Democrat Doug Jones, left, will need strong turnout from Black voters in Alabama to win todays Senate race. But Alabama has a long and continuing history of stifling the Black vote.
Democrat Doug Jones, left, will need strong turnout from Black voters in Alabama to win today's Senate race. But Alabama has a long and continuing history of stifling the Black vote. Drew Angerer / Getty Images

Look at these maps of Alabama and it's immediately clear that if Democratic US Senate candidate Doug Jones is going to beat Republican Roy Moore today, he will need to receive strong support from Black voters.

Alabama polls close at 5 p.m. Seattle time, so we'll find out what the final tally is before too long.

But we already know this: Alabama has a long history of suppressing the Black vote in election after election.

As journalist Ari Berman reminds us in an important Twitter thread, it was racist efforts to prevent Blacks from voting in Alabama that led to the 1965 Voting Rights Act.


As Jamelle Bouie at Slate points out, after the US Supreme Court struck down portions of the Voting Rights Act in 2013, Alabama quickly enacted a strict voter ID law that would previously have been unconstitutional.

The law provided for free state photo IDs to satisfy the requirements for voting, but in 2015—citing a budget crisis—Alabama Republicans shuttered dozens of driver’s license offices, many of them in counties with high numbers of black registered voters. “Every single county in which blacks make up more than 75 percent of registered voters will see their driver license office closed. Every one,” noted John Archibald of the Birmingham News at the time.

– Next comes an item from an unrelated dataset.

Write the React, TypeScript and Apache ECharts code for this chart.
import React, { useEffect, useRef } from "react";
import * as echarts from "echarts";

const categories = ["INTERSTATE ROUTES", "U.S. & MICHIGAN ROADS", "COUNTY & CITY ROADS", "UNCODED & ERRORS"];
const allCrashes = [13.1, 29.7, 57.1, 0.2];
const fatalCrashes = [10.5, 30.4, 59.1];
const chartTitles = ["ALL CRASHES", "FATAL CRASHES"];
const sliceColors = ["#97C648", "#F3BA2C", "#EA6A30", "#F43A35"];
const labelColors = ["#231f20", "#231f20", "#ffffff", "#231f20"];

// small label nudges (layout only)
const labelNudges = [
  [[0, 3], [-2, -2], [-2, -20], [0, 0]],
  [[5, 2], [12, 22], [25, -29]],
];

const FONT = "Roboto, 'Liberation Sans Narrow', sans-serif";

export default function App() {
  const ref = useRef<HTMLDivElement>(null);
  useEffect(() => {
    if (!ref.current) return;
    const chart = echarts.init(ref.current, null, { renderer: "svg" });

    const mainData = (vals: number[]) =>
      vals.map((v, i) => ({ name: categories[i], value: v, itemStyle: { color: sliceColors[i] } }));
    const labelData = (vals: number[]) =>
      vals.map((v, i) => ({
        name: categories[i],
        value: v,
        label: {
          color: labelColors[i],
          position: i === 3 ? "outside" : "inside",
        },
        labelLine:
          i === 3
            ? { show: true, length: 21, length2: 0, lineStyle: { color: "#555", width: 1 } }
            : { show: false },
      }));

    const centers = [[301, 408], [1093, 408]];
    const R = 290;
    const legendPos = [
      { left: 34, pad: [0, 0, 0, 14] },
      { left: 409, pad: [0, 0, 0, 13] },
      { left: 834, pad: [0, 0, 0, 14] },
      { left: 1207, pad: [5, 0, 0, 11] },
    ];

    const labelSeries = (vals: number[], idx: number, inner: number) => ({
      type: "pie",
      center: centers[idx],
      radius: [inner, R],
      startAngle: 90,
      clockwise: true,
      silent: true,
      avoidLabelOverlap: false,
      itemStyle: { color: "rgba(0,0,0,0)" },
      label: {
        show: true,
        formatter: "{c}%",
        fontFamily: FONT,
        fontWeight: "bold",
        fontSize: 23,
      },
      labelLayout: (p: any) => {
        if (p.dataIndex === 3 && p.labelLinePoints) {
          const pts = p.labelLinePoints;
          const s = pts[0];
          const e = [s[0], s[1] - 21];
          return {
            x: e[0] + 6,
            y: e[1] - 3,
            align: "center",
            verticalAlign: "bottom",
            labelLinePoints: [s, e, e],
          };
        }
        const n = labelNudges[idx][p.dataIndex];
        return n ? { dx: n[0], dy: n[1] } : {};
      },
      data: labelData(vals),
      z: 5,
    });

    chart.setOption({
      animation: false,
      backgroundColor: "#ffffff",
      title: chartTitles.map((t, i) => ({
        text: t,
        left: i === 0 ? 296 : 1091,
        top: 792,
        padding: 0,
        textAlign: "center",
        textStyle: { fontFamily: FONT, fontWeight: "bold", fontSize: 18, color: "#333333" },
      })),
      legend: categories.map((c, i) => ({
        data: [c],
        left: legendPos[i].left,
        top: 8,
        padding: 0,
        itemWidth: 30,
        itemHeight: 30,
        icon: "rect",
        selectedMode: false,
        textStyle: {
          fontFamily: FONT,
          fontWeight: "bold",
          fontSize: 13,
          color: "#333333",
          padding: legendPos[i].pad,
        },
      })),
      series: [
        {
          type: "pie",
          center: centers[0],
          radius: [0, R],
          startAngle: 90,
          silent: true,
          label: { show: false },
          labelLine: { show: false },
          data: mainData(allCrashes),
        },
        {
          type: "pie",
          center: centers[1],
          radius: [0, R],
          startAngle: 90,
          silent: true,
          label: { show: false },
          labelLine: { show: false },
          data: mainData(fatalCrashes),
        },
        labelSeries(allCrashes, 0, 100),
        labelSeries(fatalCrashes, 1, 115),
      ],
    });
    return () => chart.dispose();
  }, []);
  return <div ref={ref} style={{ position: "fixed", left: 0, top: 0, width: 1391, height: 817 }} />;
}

And as Berman reports, today there have been numerous voting problems reported in Alabama—including long lines, police showing up at polling places, and ID challenges.

This is America's "real voter fraud," writes David Leonhardt at The New York Times. "Not the vanishingly small number of people who try to vote illegally but the large number of American citizens who are kept from exercising their most basic democratic right."